_Records for the exercise_:
════════

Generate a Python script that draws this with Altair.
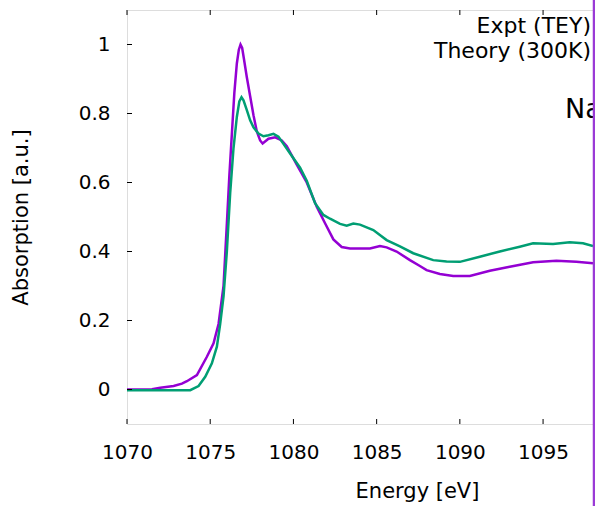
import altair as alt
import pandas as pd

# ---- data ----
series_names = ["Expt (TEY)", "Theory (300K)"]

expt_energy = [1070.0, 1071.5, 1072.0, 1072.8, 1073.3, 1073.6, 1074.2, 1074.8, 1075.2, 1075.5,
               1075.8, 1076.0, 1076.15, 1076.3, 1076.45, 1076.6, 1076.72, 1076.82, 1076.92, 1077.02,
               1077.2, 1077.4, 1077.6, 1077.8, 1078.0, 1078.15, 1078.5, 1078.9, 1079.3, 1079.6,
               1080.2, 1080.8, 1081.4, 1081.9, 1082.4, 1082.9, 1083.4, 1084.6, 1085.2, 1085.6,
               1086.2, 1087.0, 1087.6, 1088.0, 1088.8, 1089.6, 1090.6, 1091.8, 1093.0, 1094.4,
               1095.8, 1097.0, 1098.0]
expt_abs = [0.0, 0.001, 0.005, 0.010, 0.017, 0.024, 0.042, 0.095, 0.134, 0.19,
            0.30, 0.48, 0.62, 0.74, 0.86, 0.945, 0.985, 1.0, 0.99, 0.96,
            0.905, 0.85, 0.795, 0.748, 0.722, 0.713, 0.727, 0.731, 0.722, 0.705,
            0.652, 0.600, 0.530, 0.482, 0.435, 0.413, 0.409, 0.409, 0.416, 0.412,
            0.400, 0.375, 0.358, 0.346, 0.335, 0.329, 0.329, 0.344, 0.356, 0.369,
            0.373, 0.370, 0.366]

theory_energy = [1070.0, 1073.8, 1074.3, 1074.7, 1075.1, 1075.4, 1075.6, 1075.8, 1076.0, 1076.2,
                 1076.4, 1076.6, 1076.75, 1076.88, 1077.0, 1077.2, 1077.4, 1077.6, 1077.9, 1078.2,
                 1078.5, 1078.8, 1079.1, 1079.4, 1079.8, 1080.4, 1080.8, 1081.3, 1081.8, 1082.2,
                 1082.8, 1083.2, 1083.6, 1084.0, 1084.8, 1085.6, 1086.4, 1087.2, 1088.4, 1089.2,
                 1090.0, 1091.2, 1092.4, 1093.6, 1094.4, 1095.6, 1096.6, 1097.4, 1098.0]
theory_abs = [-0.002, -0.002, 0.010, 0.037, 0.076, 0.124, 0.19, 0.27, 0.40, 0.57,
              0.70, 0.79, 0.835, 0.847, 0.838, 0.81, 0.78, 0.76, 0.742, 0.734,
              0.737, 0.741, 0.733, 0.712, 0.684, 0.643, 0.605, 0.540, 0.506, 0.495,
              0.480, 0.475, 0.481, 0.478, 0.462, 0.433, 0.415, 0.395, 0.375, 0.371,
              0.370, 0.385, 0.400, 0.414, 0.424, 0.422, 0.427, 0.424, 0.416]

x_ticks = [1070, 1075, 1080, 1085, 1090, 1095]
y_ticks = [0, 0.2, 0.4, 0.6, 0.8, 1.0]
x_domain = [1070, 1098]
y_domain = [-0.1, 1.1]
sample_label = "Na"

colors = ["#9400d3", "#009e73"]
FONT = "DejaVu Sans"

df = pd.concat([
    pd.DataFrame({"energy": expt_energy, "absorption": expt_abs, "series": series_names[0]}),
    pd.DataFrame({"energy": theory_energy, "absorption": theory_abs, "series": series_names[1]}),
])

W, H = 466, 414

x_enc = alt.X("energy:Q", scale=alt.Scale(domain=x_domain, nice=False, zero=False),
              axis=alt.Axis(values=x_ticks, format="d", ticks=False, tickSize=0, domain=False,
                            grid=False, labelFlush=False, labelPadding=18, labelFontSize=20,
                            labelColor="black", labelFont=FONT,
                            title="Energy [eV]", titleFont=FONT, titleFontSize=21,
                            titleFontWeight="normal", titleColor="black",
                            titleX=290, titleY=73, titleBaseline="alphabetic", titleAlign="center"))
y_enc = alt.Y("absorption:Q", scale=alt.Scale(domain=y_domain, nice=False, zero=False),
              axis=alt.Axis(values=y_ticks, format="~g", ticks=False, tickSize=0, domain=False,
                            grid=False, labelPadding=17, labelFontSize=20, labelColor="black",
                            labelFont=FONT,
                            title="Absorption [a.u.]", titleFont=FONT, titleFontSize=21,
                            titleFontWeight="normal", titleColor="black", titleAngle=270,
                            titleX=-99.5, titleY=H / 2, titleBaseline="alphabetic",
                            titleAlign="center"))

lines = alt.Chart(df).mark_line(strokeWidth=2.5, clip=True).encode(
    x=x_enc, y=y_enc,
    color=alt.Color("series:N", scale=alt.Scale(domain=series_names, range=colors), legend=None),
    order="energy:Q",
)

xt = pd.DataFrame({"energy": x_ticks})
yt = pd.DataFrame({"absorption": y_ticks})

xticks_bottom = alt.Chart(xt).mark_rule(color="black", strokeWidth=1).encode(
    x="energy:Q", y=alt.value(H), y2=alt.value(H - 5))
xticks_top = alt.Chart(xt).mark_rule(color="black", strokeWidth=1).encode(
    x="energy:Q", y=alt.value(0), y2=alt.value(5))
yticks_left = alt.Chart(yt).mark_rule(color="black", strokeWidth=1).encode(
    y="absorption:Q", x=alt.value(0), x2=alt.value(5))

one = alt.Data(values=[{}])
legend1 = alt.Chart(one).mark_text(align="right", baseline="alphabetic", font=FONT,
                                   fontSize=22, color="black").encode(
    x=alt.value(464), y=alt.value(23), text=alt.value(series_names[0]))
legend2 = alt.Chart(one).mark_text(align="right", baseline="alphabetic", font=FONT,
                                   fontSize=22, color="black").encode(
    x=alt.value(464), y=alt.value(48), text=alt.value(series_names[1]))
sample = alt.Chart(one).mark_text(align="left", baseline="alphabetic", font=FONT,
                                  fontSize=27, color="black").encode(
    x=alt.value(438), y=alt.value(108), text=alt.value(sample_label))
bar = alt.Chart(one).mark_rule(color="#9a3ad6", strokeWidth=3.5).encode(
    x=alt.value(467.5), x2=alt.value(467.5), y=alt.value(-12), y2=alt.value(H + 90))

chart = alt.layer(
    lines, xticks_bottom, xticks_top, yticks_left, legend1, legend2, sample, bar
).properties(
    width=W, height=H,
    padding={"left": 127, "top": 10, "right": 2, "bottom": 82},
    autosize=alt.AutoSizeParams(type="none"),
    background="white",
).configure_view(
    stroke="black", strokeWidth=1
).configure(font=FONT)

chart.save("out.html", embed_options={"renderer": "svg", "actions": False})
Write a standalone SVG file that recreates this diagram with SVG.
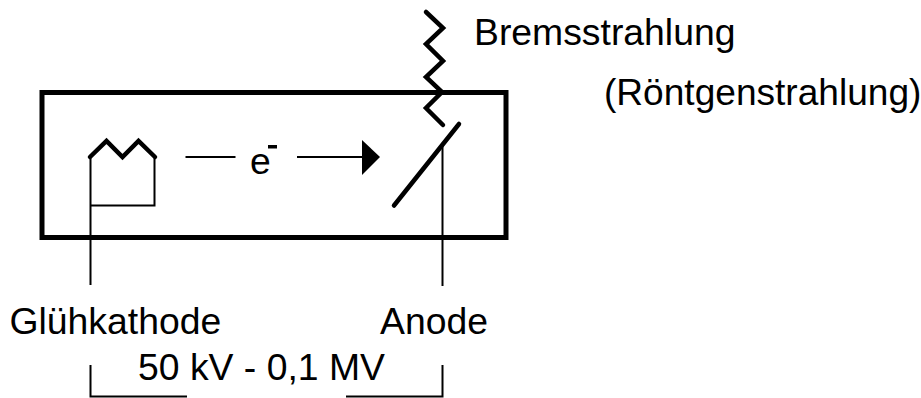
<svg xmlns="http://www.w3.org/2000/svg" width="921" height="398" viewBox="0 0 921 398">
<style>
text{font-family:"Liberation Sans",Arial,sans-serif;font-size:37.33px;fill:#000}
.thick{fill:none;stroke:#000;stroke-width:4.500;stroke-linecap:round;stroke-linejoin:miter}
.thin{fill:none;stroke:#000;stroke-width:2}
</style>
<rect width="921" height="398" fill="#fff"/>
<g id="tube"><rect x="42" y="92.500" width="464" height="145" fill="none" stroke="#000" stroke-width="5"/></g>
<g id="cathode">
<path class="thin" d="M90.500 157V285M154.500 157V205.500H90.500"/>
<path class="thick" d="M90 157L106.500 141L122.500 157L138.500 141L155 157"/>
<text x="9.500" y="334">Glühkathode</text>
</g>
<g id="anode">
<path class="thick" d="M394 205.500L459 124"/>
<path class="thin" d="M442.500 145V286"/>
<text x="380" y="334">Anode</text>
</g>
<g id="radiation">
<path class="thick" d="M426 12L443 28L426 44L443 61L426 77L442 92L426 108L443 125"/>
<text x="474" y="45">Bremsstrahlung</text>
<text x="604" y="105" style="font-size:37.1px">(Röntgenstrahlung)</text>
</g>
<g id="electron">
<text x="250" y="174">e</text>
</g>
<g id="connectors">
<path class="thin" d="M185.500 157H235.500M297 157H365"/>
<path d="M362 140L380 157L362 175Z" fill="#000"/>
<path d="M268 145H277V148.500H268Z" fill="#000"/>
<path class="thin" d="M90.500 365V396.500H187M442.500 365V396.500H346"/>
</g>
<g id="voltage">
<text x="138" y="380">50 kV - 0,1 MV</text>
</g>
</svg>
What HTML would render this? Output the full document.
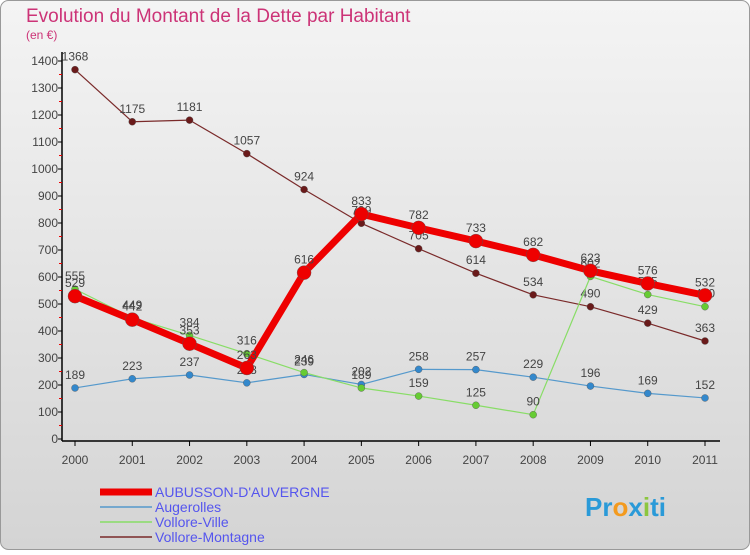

════════

_What you have to do_: Repeat only what runs from the first line of the records above to the line with "0.373, 0.370, 0.366]", both included, word for word, minus the pictures.

_Solution below_:
Generate a Python script that draws this with Altair.
import altair as alt
import pandas as pd

# ---- data ----
series_names = ["Expt (TEY)", "Theory (300K)"]

expt_energy = [1070.0, 1071.5, 1072.0, 1072.8, 1073.3, 1073.6, 1074.2, 1074.8, 1075.2, 1075.5,
               1075.8, 1076.0, 1076.15, 1076.3, 1076.45, 1076.6, 1076.72, 1076.82, 1076.92, 1077.02,
               1077.2, 1077.4, 1077.6, 1077.8, 1078.0, 1078.15, 1078.5, 1078.9, 1079.3, 1079.6,
               1080.2, 1080.8, 1081.4, 1081.9, 1082.4, 1082.9, 1083.4, 1084.6, 1085.2, 1085.6,
               1086.2, 1087.0, 1087.6, 1088.0, 1088.8, 1089.6, 1090.6, 1091.8, 1093.0, 1094.4,
               1095.8, 1097.0, 1098.0]
expt_abs = [0.0, 0.001, 0.005, 0.010, 0.017, 0.024, 0.042, 0.095, 0.134, 0.19,
            0.30, 0.48, 0.62, 0.74, 0.86, 0.945, 0.985, 1.0, 0.99, 0.96,
            0.905, 0.85, 0.795, 0.748, 0.722, 0.713, 0.727, 0.731, 0.722, 0.705,
            0.652, 0.600, 0.530, 0.482, 0.435, 0.413, 0.409, 0.409, 0.416, 0.412,
            0.400, 0.375, 0.358, 0.346, 0.335, 0.329, 0.329, 0.344, 0.356, 0.369,
            0.373, 0.370, 0.366]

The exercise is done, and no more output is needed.